— DATA LINES —
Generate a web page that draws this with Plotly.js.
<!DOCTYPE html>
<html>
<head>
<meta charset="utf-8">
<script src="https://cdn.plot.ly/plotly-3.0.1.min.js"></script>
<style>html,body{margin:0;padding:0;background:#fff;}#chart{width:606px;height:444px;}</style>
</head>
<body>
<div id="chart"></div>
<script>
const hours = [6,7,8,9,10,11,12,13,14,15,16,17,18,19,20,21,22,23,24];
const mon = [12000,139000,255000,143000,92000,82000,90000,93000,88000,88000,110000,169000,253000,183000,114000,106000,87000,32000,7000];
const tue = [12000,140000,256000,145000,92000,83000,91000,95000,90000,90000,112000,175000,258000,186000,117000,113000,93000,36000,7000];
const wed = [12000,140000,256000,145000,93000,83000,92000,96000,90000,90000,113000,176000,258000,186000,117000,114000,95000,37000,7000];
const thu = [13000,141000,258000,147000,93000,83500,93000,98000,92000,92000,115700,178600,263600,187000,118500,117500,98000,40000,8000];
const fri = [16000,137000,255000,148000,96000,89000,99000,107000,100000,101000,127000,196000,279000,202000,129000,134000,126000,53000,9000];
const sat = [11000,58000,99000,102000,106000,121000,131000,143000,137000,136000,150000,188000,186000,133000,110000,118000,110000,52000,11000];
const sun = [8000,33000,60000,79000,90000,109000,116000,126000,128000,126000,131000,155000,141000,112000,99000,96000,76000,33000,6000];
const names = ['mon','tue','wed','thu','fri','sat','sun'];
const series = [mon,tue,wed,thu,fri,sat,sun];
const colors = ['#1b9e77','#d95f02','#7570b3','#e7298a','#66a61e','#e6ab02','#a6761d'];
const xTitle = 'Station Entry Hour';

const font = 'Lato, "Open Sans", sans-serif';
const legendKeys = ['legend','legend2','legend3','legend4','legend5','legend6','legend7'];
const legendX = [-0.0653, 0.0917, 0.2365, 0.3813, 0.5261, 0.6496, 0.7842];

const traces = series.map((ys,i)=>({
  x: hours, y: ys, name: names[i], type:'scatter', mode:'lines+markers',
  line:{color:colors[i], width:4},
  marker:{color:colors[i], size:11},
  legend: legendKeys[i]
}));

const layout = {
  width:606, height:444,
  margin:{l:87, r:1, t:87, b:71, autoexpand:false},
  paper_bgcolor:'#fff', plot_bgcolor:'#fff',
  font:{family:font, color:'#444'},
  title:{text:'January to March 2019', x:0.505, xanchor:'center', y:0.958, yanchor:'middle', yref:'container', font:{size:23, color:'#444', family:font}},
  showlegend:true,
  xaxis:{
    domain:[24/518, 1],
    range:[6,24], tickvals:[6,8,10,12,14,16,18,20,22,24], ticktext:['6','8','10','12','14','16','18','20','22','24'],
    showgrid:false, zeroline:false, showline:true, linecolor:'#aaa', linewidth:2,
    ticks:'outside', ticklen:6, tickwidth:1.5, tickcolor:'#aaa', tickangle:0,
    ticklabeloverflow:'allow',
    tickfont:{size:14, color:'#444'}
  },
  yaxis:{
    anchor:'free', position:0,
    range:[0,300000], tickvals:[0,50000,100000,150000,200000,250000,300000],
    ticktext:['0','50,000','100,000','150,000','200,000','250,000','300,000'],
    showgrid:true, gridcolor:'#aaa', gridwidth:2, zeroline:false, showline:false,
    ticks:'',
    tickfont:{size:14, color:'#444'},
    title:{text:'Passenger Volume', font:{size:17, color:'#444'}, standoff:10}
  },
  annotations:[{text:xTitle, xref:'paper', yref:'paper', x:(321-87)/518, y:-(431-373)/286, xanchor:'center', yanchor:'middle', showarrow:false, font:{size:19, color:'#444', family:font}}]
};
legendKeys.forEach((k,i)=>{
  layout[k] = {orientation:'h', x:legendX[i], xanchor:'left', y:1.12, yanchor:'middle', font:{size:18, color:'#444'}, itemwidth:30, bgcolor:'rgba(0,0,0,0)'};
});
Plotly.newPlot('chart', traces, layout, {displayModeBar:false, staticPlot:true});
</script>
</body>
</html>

--

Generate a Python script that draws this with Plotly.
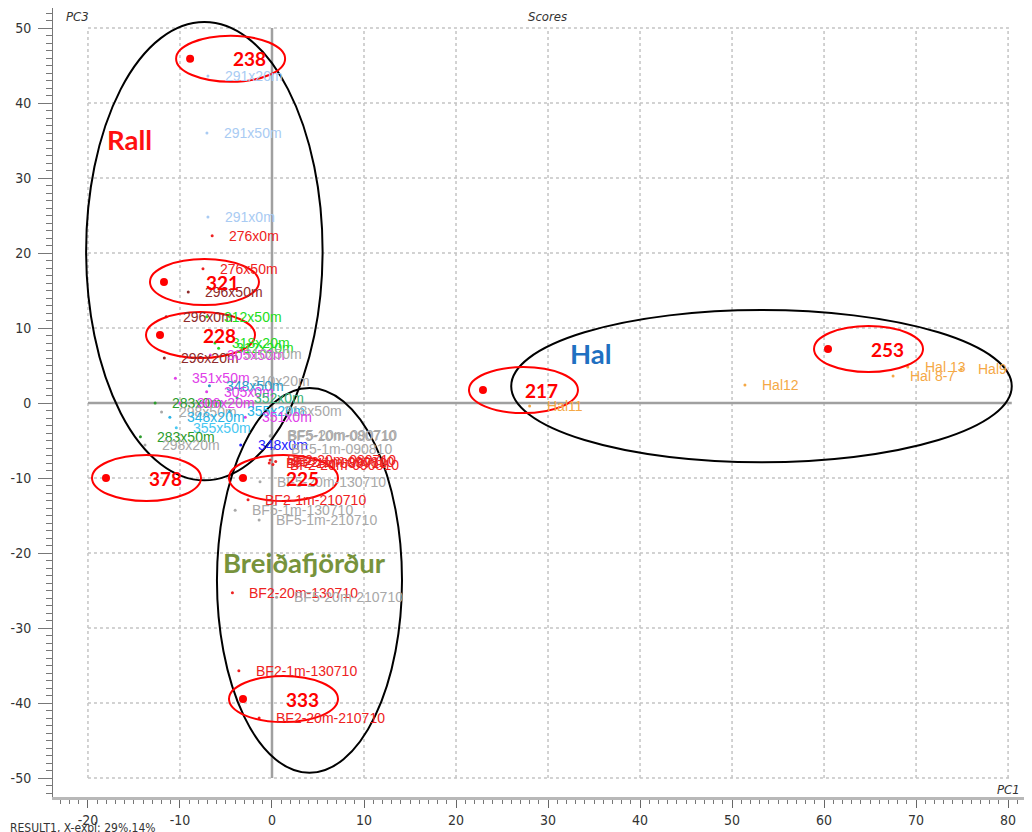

— TASK DETAILS —
Using the listing, say how many lines include the word "with", and add nothing else.

— RESPONSE TO THIS EXERCISE —
2